Standard Chartered India reduces loss sharply

Standard Chartered Bank’s Indian operations saw a sharp reduction in losses in 2016, mainly due to the lowering of impairment charges and other credit-risk provisions even as its underlying operating income was 10.6 per cent lower, the global bank’s annual report showed. 

For 2016, the bank’s loss for the full year was $24 million (Rs 163 crore as of December 31, 2016), compared with $551 million (Rs 3,645 crore as of December 31, 2015) in 2015. 

The bank had impairment losses on loans and other credit-risk provisions of $945 million (Rs 6,251.52 crore) in 2015, and those shrank to $414 million (Rs 2,812 crore) in 2016.

While the annual report did not elaborate on the reason, the shrinkage in provision is likely to be because some accounts like Essar Global had repaid dues.  At a group level, the profits in 2016 were $409 million (Rs 2,778 crore), against losses of $1.52 billion in 2015 (Rs 10,055 crore). 

The operating income from Indian operations in 2016 shrank to $960 million (Rs 6,520.6 crore) from  $997 million (Rs 6,595.5 crore) a year earlier. 

The bank said the fall in income from India was “driven by local currency depreciation and margin compression from central bank interest rate cuts, which particularly impacted income from deposits and cash management. In addition, lending and trade finance income was impacted by actions we took to improve our risk profile”.

Bill Winters, group chief executive of the bank, decided to shrink the balance sheet as the bank incurred losses for the first time in a quarter of a century in 2015. The operating profits before impairment and taxes were $391 million (Rs 2,655.8 crore) in 2016 against $412 million (Rs 2,725.53 crore) in 2015. Loans to customers were about $14.97 billion (Rs 1,01,680.73 crore) in 2016 against about $16 billion (Rs 1,05, 845.9 crore) in the previous year. 

Standard Chartered in 2016 also got a new India CEO, Zarin Daruwala, who said in an interview to Business Standard that her focus would be on expanding the bank's retail operations. 

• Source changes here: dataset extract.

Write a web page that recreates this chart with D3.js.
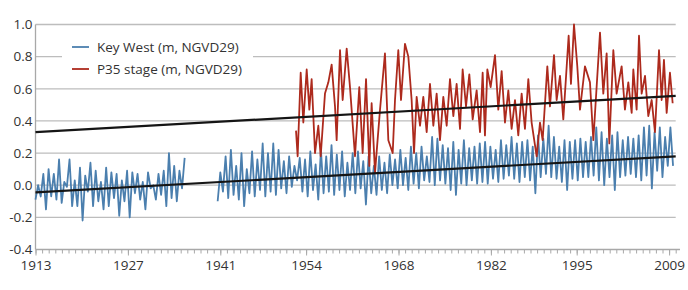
<!DOCTYPE html>
<html>
<head>
<meta charset="utf-8">
<script src="https://cdn.jsdelivr.net/npm/d3@7"></script>
<style>
  html, body { margin: 0; padding: 0; background: #fff; }
  svg { display: block; }
  text { font-family: "Open Sans", "Noto Sans", sans-serif; fill: #333; }
</style>
</head>
<body>
<svg id="chart" width="688" height="290"></svg>
<script>
// ---------------- data ----------------
const xTickYears = [1913, 1927, 1941, 1954, 1968, 1982, 1995, 2009];
const yTickValues = [-0.4, -0.2, 0.0, 0.2, 0.4, 0.6, 0.8, 1.0];
const seriesNames = ["Key West (m, NGVD29)", "P35 stage (m, NGVD29)"];

// Key West monthly mean sea level, segment 1 (alternating trough / peak)
const kwSeg1Span = [1913.0, 1935.6];
const kwSeg1Values = [
  -0.09, 0.00, -0.07, 0.07, -0.15, 0.10, -0.07, 0.07, -0.09, 0.16,
  -0.11, 0.02, -0.01, 0.16, -0.13, 0.03, -0.13, 0.11, -0.22, 0.06,
  -0.04, 0.14, -0.13, 0.09, -0.10, 0.02, -0.15, 0.11, -0.13, 0.08,
  -0.08, 0.07, -0.19, 0.03, -0.10, 0.09, -0.20, 0.08, -0.05, 0.07,
  -0.09, 0.02, -0.15, 0.08, -0.02, 0.00, -0.09, 0.07, -0.06, 0.09,
  -0.13, 0.20, -0.08, 0.12, -0.10, 0.09, -0.02, 0.17
];
// Key West segment 2
const kwSeg2Span = [1940.6, 2009.6];
const kwSeg2Values = [
  -0.10, 0.08, -0.04, 0.18, -0.08, 0.22, -0.06, 0.12, -0.09, 0.20,
  -0.13, 0.10, -0.05, 0.21, -0.07, 0.16, -0.03, 0.26, -0.07, 0.20,
  -0.04, 0.26, -0.06, 0.22, -0.02, 0.15, -0.05, 0.18, -0.01, 0.12,
   0.03, 0.17, -0.04, 0.16, -0.07, 0.21, -0.03, 0.13, -0.09, 0.22,
  -0.05, 0.18, -0.04, 0.25, -0.06, 0.19, -0.03, 0.21, -0.07, 0.14,
  -0.03, 0.20, -0.05, 0.21, -0.02, 0.15, -0.12, 0.18, -0.05, 0.12,
  -0.06, 0.18, -0.03, 0.14, -0.05, 0.19, 0.00, 0.16, -0.02, 0.22,
   0.00, 0.17, -0.03, 0.24, 0.01, 0.20, -0.02, 0.24, 0.03, 0.18,
   0.02, 0.30, 0.00, 0.29, 0.03, 0.25, 0.01, 0.23, -0.03, 0.27,
  -0.06, 0.22, 0.01, 0.28, 0.00, 0.23, 0.03, 0.24, 0.01, 0.26,
   0.02, 0.27, 0.01, 0.24, 0.04, 0.22, 0.02, 0.28, 0.04, 0.25,
   0.06, 0.30, 0.04, 0.26, 0.02, 0.27, 0.05, 0.28, 0.03, 0.24,
  -0.05, 0.31, 0.05, 0.29, 0.07, 0.37, 0.05, 0.30, 0.04, 0.24,
   0.02, 0.28, -0.03, 0.27, 0.04, 0.28, 0.03, 0.29, 0.05, 0.27,
   0.05, 0.30, 0.06, 0.36, 0.03, 0.33, 0.00, 0.29, 0.05, 0.31,
  -0.03, 0.33, 0.05, 0.28, 0.06, 0.30, 0.07, 0.29, 0.05, 0.31,
   0.03, 0.36, 0.06, 0.37, -0.02, 0.33, 0.09, 0.36, 0.05, 0.30,
   0.12, 0.36, 0.12
];

// P35 stage (decimal year, value)
const p35Years = [
  1952.47, 1952.72, 1953.18, 1953.58, 1954.09, 1954.49, 1954.84, 1955.35, 1955.85, 1956.21,
  1956.86, 1957.37, 1957.87, 1958.38, 1958.63, 1959.14, 1959.54, 1960.15, 1960.65, 1961.41,
  1962.06, 1962.57, 1963.08, 1963.58, 1963.93, 1964.44, 1965.20, 1965.95, 1966.46, 1967.12,
  1967.47, 1967.97, 1968.38, 1968.98, 1969.49, 1969.99, 1970.35, 1970.75, 1971.26, 1971.76,
  1972.27, 1972.77, 1973.28, 1973.78, 1974.29, 1974.79, 1975.30, 1975.80, 1976.31, 1976.81,
  1977.32, 1977.72, 1978.23, 1978.73, 1979.24, 1979.84, 1980.35, 1980.75, 1981.10, 1981.46,
  1981.96, 1982.62, 1983.12, 1983.63, 1984.13, 1984.64, 1985.14, 1985.65, 1986.15, 1986.66,
  1987.16, 1987.67, 1988.17, 1988.93, 1989.44, 1989.84, 1990.55, 1990.95, 1991.56, 1991.96,
  1992.47, 1992.97, 1993.78, 1994.13, 1994.59, 1995.09, 1995.50, 1996.25, 1997.01, 1997.52,
  1998.53, 1999.03, 1999.54, 1999.94, 2000.55, 2001.05, 2001.81, 2002.31, 2002.82, 2003.33,
  2003.58, 2004.08, 2004.44, 2004.84, 2005.35, 2005.85, 2006.36, 2006.86, 2007.47, 2007.87,
  2008.22, 2008.63, 2009.13, 2009.54
];
const p35Values = [
  0.34, 0.18, 0.70, 0.39, 0.72, 0.47, 0.66, 0.20, 0.37, 0.18,
  0.57, 0.64, 0.75, 0.49, 0.28, 0.84, 0.53, 0.85, 0.61, 0.18,
  0.61, 0.20, 0.66, 0.12, 0.51, 0.08, 0.47, 0.82, 0.28, 0.20,
  0.53, 0.84, 0.53, 0.88, 0.80, 0.53, 0.20, 0.55, 0.37, 0.55,
  0.33, 0.63, 0.37, 0.57, 0.28, 0.55, 0.37, 0.66, 0.43, 0.63,
  0.35, 0.72, 0.49, 0.69, 0.41, 0.59, 0.33, 0.70, 0.31, 0.72,
  0.61, 0.81, 0.47, 0.71, 0.39, 0.59, 0.35, 0.53, 0.31, 0.57,
  0.35, 0.66, 0.39, 0.18, 0.39, 0.28, 0.74, 0.49, 0.81, 0.53,
  0.68, 0.41, 0.93, 0.63, 1.00, 0.74, 0.47, 0.74, 0.64, 0.28,
  0.95, 0.57, 0.82, 0.26, 0.84, 0.57, 0.74, 0.47, 0.64, 0.45,
  0.72, 0.47, 0.93, 0.57, 0.68, 0.43, 0.53, 0.33, 0.84, 0.53,
  0.78, 0.45, 0.70, 0.51
];

// linear trends (endpoints)
const trendYears = [1913, 2010];
const trendP35 = [0.33, 0.556];
const trendKW = [-0.045, 0.18];

// ---------------- drawing ----------------
const svg = d3.select("#chart");
const x = d3.scaleLinear().domain([1913, 2010]).range([35.5, 675.7]);
const y = d3.scaleLinear().domain([-0.4, 1.0]).range([249.5, 24.5]);

function seg(span, vals) {
  const step = (span[1] - span[0]) / (vals.length - 1);
  return vals.map((v, i) => ({ year: span[0] + i * step, value: v }));
}
const kw1 = seg(kwSeg1Span, kwSeg1Values);
const kw2 = seg(kwSeg2Span, kwSeg2Values);
const p35 = p35Years.map((yr, i) => ({ year: yr, value: p35Values[i] }));

const line = d3.line().x(d => x(d.year)).y(d => y(d.value));

// gridlines
svg.append("g").selectAll("line")
  .data(yTickValues.filter(v => v > -0.4))
  .join("line")
  .attr("x1", x(1913)).attr("x2", x(2010))
  .attr("y1", d => y(d)).attr("y2", d => y(d))
  .attr("stroke", "#bdbdbd").attr("stroke-width", 1.3);

// y axis
const yAxis = d3.axisLeft(y).tickValues(yTickValues).tickSize(0).tickPadding(3)
  .tickFormat(d => d.toFixed(1));
const gy = svg.append("g").attr("transform", `translate(${x(1913)},0)`).call(yAxis);
gy.select(".domain").remove();
gy.selectAll("text").style("font-size", "13.5px").attr("fill", "#333");
svg.append("line")
  .attr("x1", x(1913)).attr("x2", x(1913))
  .attr("y1", y(1.0)).attr("y2", y(-0.4))
  .attr("stroke", "#a8a8a8").attr("stroke-width", 1.3);

// x axis
const gxMinor = svg.append("g").attr("transform", `translate(0,${y(-0.4)})`)
  .call(d3.axisBottom(x).tickValues(d3.range(1913, 2011)).tickSize(4).tickFormat(""));
gxMinor.select(".domain").remove();
gxMinor.selectAll("line").attr("stroke", "#a8a8a8");
const gx = svg.append("g").attr("transform", `translate(0,${y(-0.4)})`)
  .call(d3.axisBottom(x).tickValues(xTickYears).tickSize(6).tickPadding(5).tickFormat(d => String(d)));
gx.select(".domain").remove();
gx.selectAll("line").attr("stroke", "#a8a8a8");
gx.selectAll("text").style("font-size", "13.5px").attr("fill", "#333");
svg.append("line")
  .attr("x1", x(1913)).attr("x2", x(2010.65))
  .attr("y1", y(-0.4)).attr("y2", y(-0.4))
  .attr("stroke", "#a8a8a8").attr("stroke-width", 1.3);

// series
const colors = ["#4b7fae", "#ad2a1d"];
[kw1, kw2].forEach(s => {
  svg.append("path").datum(s).attr("d", line)
    .attr("fill", "none").attr("stroke", colors[0]).attr("stroke-width", 1.8)
    .attr("stroke-linejoin", "round");
});
svg.append("path").datum(p35).attr("d", line)
  .attr("fill", "none").attr("stroke", colors[1]).attr("stroke-width", 1.8)
  .attr("stroke-linejoin", "round");

// trend lines
[trendP35, trendKW].forEach(t => {
  svg.append("path").datum(trendYears.map((yr, i) => ({ year: yr, value: t[i] })))
    .attr("d", line).attr("fill", "none").attr("stroke", "#151515").attr("stroke-width", 2.2);
});

// legend
const lg = svg.append("g");
lg.append("rect").attr("x", 62).attr("y", 36).attr("width", 191).attr("height", 43).attr("fill", "#fff");
seriesNames.forEach((name, i) => {
  const yy = 47 + i * 22;
  lg.append("line").attr("x1", 72).attr("x2", 89).attr("y1", yy).attr("y2", yy)
    .attr("stroke", colors[i]).attr("stroke-width", 1.8);
  lg.append("text").attr("x", 97).attr("y", yy).attr("dy", "0.35em")
    .style("font-size", "13.5px").text(name);
});
</script>
</body>
</html>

The annual report of the group said it had added more than 1,000 frontline full-time retail banking employees in India, Singapore and Bangladesh.

The bank said the priorities for the region would be to profitably build retail banking segments in key markets — Singapore, India, Malaysia, Bangladesh and Vietnam — through significant investments in client-facing and operationally efficient technology and by reshaping corporate and institutional banking. Among other strategies, the bank plans to “reshape or selectively exit businesses with a sub-scale or unprofitable position, while continuing to focus on cost and balance sheet efficiency to improve returns”. 

“With a deep-rooted presence for more than 150 years, our two largest markets are Singapore and India,” the annual report added.